创建数据库时,需要COPY 模板库DIR,每个文件COPY一部分后,会调用sync_file_range,最后调用fsync持久化。

pic1

如果模板库文件数多,或者文件很大,可能导致产生较多的os dirty page。

2. checkpoint

2.1 首先标记shared buffer中的脏页

2.2 对已标记为脏页的PAGE,调用write

如果shared buffer很大,并且业务形态导致数据库产生脏页速度很快的话,检查点会瞬间产生很多的os dirty page。

2.3 对相关的fd,调用fsync,持久化

数据库检查点进程调用fsync,如果OS后台线程没有将检查点过程中write出去的脏页落盘,数据库检查点进程fsync会产生大量的刷盘IO。

3. wal writer

wal writer会根据配置的fsync系统调用方法、调度间隔,将wal buffer中的数据刷到XLOG文件。

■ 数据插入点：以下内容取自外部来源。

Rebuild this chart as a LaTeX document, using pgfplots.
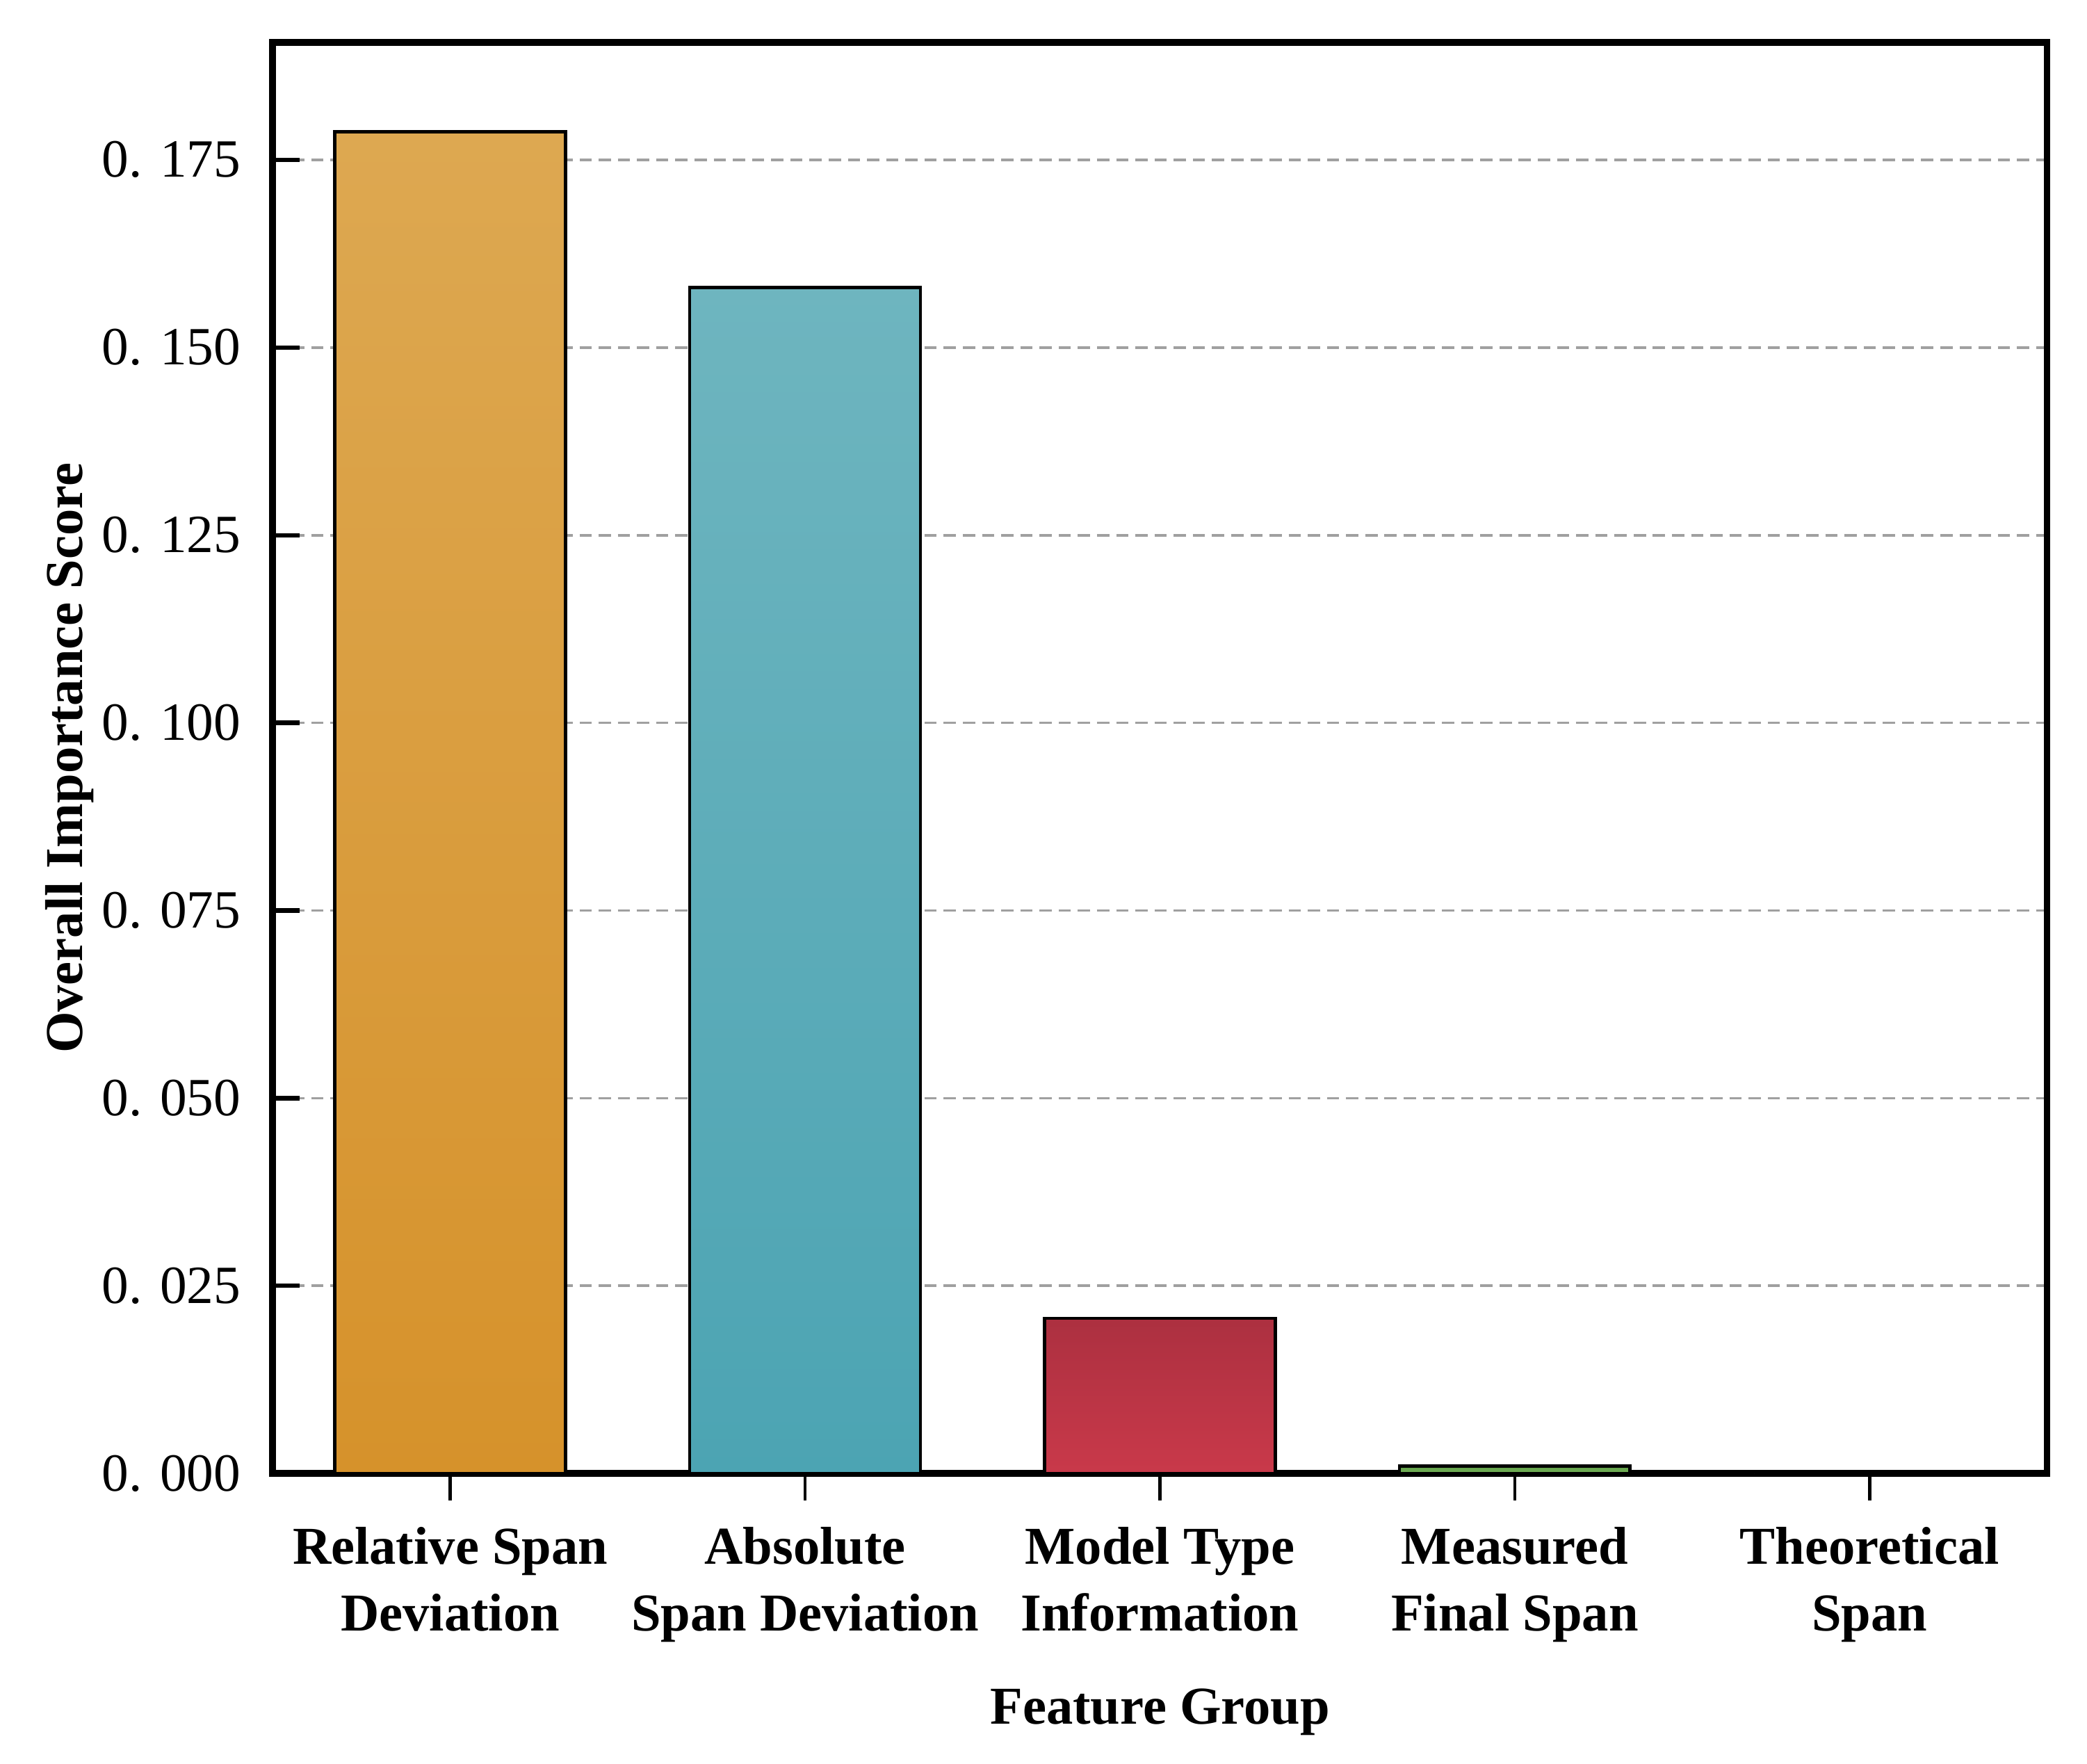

如果wal buffer配置较大,同时数据库高并发的产生大量的REDO,则WAL writer也会产生大量的写盘IO。

fsync隐藏的问题

1. 如果模板库文件数多,或者文件很大,create database可能导致瞬间产生较多的os dirty page,在文件write完后,调用fsync导致大量的写盘IO。

2. 如果shared buffer很大,并且业务形态导致数据库产生脏页速度很快的话,检查点会瞬间产生很多的os dirty page。

3. 数据库检查点进程调用fsync,如果OS后台线程没有将检查点过程中write出去的脏页落盘,数据库检查点进程fsync会产生大量的刷盘IO。

4. 如果wal buffer配置较大,同时数据库高并发的产生大量的REDO,则WAL writer也会产生大量的写盘IO。

尖锐IO需求问题分析

前面分析了数据库write, fsync在特定的场景(通常是写非常重的场景)中,可能导致大量的IO需求。

这些需求其实是因为数据库为了提高性能,大量的时候了BUFFER,并且没有很好的处理BUFFER堆积,导致蜂拥而至的写盘IO请求。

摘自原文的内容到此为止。